**What to work on:** Within the data that follows, set down exactly the lines from the one containing "Clone this chart in matplotlib." through the one containing "plt.rcParams['font.family'] = ['Liberation Serif', 'DejaVu", both ends included.

**Code that draws figures:**
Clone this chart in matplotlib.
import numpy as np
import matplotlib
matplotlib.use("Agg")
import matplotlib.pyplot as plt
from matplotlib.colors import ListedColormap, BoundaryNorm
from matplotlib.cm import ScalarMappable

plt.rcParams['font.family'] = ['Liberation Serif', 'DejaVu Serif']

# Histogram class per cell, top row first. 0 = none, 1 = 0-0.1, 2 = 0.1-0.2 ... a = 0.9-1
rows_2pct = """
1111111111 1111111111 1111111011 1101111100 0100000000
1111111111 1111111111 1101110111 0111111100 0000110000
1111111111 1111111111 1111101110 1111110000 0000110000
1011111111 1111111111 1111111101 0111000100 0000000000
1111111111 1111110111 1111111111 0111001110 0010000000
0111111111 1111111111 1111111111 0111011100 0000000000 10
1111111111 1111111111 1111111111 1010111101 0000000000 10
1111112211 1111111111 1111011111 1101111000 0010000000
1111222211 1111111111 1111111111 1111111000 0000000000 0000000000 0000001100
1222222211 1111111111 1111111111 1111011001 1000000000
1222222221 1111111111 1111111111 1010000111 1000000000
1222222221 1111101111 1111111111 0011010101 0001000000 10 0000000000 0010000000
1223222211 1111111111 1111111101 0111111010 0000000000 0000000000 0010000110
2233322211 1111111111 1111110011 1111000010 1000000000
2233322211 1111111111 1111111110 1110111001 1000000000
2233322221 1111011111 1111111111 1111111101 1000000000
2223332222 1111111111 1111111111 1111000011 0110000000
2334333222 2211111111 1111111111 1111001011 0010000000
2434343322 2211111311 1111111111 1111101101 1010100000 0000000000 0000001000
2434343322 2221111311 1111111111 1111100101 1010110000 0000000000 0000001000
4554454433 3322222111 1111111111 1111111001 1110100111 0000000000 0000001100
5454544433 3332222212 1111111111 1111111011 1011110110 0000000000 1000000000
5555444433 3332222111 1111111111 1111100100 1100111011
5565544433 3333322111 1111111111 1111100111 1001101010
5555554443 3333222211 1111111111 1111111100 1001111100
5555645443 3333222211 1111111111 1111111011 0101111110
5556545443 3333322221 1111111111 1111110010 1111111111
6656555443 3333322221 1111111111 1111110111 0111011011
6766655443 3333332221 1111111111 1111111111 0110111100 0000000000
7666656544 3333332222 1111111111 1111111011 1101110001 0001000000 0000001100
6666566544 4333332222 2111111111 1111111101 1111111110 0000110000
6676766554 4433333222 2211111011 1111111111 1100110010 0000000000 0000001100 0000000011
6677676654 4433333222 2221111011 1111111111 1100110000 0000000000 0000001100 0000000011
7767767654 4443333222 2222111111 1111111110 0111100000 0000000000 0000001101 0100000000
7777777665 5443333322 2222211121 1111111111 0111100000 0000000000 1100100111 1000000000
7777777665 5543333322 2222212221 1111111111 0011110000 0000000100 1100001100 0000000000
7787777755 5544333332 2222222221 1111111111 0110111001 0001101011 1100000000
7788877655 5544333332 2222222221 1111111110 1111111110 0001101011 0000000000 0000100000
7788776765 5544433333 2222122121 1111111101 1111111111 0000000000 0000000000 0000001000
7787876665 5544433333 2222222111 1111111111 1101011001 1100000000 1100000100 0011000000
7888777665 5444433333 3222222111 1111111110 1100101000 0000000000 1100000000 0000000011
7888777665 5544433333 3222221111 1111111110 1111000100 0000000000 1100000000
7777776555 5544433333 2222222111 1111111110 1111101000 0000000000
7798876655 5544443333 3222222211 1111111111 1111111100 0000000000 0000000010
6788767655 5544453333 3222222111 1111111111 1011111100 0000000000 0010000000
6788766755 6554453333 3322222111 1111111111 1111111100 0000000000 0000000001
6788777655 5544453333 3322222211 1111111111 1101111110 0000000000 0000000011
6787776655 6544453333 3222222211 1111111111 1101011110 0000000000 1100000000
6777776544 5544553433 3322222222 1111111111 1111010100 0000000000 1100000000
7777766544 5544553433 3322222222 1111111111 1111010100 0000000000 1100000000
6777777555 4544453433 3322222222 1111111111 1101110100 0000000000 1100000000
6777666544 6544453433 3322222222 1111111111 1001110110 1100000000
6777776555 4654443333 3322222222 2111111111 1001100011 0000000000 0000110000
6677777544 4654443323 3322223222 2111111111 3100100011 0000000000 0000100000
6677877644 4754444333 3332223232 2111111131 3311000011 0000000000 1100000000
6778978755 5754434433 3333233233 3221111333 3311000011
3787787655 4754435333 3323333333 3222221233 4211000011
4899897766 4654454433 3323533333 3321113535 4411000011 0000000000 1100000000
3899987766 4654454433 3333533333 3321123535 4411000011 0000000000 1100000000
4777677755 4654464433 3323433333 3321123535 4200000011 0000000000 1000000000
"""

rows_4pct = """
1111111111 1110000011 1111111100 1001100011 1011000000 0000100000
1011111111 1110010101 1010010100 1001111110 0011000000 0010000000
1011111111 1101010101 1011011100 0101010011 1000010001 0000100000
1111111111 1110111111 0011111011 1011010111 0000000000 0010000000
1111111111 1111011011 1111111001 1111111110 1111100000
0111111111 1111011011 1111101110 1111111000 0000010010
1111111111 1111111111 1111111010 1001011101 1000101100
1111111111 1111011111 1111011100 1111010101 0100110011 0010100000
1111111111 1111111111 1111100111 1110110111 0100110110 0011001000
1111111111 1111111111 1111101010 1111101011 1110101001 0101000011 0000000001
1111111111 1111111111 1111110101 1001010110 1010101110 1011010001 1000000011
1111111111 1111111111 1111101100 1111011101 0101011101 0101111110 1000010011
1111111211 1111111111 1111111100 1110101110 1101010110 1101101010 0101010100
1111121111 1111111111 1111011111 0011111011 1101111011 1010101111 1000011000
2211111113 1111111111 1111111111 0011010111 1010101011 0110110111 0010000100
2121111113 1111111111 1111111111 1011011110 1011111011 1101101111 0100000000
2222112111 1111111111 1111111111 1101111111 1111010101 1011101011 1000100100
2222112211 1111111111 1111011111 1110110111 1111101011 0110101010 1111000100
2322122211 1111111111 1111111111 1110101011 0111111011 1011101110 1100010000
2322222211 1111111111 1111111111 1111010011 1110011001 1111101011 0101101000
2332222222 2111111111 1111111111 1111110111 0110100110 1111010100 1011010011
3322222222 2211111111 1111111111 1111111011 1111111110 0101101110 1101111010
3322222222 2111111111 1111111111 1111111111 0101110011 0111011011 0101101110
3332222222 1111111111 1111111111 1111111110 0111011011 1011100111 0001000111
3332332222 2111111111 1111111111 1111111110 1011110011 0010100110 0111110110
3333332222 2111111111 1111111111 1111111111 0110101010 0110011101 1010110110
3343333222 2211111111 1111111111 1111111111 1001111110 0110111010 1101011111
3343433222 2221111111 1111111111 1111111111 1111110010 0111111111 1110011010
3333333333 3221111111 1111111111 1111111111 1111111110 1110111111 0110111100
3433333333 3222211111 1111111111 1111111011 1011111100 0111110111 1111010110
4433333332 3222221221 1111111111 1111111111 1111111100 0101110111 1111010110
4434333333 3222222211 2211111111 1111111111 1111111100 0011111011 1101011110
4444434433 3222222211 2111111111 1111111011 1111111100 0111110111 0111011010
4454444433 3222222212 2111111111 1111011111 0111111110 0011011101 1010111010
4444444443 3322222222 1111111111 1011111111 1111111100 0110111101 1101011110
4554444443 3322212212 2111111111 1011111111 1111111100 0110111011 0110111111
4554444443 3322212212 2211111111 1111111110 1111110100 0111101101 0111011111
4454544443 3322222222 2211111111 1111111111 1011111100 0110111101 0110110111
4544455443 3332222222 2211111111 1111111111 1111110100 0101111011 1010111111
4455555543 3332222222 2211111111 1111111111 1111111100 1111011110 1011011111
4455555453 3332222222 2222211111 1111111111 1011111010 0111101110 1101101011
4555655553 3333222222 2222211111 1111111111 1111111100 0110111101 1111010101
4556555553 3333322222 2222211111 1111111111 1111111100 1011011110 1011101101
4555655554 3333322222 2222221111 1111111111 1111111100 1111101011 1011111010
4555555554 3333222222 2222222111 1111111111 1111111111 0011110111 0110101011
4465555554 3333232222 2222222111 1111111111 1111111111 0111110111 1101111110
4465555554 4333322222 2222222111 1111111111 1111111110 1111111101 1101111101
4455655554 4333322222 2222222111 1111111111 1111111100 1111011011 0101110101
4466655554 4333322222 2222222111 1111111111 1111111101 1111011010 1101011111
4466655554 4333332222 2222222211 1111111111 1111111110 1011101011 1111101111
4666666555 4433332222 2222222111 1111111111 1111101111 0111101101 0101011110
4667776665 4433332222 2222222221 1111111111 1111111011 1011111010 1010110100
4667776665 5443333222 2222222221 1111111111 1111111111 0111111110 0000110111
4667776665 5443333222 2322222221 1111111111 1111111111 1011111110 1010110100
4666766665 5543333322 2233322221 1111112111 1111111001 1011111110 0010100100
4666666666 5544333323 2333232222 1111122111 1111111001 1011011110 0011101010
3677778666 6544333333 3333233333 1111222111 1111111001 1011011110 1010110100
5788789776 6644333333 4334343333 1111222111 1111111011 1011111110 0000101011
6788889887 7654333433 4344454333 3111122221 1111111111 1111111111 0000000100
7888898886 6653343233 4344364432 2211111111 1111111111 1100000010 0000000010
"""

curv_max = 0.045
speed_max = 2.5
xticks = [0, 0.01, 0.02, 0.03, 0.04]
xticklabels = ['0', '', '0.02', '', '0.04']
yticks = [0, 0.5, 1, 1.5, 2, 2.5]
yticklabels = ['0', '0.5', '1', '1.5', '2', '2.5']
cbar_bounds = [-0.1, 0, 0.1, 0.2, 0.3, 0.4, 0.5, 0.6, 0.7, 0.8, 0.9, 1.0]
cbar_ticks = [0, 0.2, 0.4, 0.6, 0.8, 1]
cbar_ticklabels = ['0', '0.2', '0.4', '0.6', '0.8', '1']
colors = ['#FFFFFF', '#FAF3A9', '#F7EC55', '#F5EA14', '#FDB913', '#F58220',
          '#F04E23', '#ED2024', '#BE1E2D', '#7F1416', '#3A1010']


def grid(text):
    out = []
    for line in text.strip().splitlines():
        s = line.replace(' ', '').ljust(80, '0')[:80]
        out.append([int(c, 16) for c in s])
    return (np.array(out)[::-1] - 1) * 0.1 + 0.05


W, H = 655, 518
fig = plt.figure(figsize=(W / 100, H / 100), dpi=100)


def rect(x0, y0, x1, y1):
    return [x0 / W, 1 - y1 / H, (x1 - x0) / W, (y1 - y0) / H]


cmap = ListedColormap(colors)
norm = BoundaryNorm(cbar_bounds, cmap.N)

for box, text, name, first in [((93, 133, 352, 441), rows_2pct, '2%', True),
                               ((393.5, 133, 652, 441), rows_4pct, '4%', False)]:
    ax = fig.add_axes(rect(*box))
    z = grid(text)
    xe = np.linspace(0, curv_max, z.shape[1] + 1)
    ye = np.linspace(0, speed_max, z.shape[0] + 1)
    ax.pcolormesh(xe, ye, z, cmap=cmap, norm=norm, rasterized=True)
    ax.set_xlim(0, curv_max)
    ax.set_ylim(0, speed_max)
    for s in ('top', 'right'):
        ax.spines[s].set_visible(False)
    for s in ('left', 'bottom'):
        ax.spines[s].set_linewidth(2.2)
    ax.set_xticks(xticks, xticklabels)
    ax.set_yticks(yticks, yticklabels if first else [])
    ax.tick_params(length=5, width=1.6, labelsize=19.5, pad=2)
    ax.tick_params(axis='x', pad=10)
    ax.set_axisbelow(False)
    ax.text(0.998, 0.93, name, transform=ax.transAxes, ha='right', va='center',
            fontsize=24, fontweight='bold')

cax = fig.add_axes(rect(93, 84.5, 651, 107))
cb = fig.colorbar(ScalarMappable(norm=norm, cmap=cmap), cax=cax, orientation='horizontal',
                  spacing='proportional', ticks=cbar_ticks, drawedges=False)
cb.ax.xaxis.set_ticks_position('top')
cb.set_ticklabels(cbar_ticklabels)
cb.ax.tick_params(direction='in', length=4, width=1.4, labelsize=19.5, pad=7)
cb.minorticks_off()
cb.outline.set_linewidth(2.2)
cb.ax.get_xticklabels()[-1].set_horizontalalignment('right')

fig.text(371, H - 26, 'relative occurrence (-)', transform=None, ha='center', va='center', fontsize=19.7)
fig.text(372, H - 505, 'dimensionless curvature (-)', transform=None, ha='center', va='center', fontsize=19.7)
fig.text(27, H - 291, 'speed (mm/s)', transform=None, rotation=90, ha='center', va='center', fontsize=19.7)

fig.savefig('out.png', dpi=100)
==
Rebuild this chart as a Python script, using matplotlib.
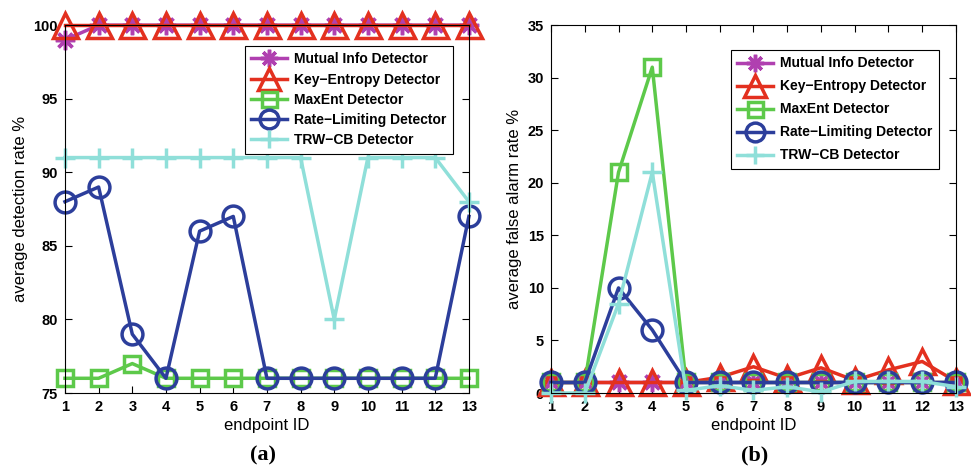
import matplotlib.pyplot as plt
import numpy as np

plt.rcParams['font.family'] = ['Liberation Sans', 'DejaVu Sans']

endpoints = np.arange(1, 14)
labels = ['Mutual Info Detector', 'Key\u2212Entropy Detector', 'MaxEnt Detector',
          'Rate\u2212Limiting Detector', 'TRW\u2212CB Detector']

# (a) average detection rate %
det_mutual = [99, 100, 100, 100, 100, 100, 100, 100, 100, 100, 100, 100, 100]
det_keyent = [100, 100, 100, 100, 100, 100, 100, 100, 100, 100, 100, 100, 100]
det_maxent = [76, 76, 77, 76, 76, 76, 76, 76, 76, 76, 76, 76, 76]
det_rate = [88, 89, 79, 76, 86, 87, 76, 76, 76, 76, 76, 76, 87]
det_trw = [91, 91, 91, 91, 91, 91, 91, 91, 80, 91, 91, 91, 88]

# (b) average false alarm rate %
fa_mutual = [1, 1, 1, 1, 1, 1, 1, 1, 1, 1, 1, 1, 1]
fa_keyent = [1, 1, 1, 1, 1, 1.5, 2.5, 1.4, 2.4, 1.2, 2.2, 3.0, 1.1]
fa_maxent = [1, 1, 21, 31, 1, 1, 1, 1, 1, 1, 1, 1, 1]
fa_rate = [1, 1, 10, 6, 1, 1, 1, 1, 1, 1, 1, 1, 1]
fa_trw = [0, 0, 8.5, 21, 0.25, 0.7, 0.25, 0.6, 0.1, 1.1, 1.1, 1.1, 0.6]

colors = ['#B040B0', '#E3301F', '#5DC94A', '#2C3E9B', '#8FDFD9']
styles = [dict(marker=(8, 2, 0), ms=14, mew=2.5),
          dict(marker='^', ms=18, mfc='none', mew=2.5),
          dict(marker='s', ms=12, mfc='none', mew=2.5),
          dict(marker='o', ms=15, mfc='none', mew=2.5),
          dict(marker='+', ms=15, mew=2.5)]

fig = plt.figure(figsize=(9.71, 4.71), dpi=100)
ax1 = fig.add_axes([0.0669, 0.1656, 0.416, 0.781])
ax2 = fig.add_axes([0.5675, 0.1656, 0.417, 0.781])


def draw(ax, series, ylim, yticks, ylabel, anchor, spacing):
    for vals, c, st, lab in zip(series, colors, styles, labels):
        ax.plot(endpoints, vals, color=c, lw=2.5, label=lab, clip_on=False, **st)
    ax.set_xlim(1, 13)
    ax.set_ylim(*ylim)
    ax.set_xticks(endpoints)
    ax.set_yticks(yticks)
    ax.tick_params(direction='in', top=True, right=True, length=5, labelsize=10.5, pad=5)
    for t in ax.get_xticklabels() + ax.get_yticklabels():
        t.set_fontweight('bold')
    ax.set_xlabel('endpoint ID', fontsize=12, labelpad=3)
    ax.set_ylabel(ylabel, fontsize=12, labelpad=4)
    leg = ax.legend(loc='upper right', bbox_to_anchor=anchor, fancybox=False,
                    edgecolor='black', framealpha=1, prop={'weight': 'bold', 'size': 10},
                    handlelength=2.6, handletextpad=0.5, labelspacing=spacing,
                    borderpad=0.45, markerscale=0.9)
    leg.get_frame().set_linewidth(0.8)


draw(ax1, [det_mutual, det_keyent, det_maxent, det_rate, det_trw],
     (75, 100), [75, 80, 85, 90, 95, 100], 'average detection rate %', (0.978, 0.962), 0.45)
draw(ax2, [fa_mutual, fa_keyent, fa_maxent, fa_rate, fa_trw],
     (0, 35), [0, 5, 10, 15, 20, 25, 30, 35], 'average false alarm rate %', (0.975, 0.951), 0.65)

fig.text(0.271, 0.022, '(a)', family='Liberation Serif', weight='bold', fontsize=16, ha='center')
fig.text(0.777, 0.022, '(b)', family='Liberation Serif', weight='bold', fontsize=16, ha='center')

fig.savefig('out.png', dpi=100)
==
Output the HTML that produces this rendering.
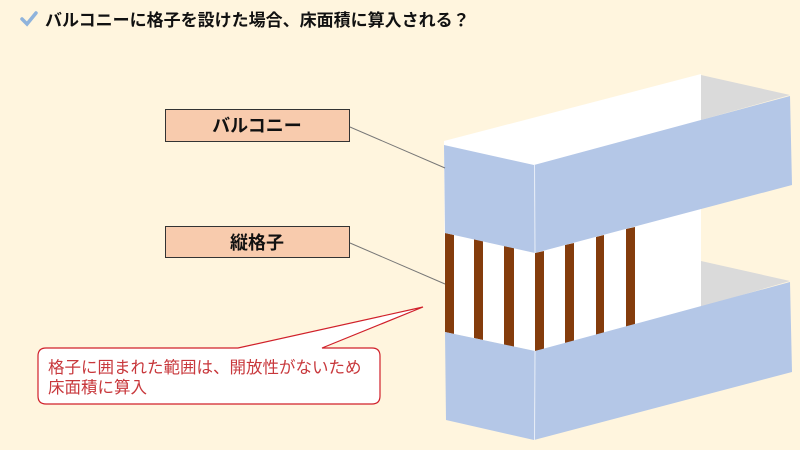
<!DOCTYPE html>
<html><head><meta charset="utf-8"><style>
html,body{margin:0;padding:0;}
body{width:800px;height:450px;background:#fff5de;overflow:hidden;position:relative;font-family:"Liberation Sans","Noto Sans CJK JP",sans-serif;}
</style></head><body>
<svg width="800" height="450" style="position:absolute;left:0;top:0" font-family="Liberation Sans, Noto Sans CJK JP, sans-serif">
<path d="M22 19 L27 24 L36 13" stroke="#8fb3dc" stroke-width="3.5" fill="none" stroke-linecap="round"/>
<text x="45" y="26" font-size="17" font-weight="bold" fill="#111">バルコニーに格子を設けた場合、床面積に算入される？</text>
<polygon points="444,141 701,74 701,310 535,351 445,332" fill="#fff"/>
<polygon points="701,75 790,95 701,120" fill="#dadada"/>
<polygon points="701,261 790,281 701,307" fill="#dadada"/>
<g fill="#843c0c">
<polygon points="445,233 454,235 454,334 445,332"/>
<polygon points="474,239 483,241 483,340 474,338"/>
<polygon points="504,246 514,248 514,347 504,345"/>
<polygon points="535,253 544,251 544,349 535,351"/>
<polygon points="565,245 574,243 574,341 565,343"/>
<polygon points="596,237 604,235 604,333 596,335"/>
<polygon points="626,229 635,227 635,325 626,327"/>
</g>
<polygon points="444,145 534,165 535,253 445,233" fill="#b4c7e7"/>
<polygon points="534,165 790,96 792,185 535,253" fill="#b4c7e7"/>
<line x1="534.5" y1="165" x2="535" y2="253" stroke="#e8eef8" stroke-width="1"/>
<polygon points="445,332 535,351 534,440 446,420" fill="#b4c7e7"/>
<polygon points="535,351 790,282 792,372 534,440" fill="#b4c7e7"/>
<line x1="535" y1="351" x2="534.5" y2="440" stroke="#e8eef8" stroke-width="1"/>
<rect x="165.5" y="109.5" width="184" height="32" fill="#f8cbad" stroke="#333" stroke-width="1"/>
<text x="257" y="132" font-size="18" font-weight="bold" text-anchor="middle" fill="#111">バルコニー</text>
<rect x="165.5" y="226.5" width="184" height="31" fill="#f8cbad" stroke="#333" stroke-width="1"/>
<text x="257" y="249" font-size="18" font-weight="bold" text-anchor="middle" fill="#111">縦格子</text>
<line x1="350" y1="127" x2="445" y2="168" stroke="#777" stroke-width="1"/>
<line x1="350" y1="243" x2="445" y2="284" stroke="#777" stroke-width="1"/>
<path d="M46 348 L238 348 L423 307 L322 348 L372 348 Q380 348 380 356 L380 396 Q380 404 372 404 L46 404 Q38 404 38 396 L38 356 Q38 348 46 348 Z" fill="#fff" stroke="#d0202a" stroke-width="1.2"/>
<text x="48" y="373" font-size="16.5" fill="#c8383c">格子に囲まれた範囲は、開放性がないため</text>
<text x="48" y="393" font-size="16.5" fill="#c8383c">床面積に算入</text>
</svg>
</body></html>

**Result for this exercise:**
Clone this chart in matplotlib.
import numpy as np
import matplotlib
matplotlib.use("Agg")
import matplotlib.pyplot as plt
from matplotlib.colors import ListedColormap, BoundaryNorm
from matplotlib.cm import ScalarMappable

plt.rcParams['font.family'] = ['Liberation Serif', 'DejaVu Serif']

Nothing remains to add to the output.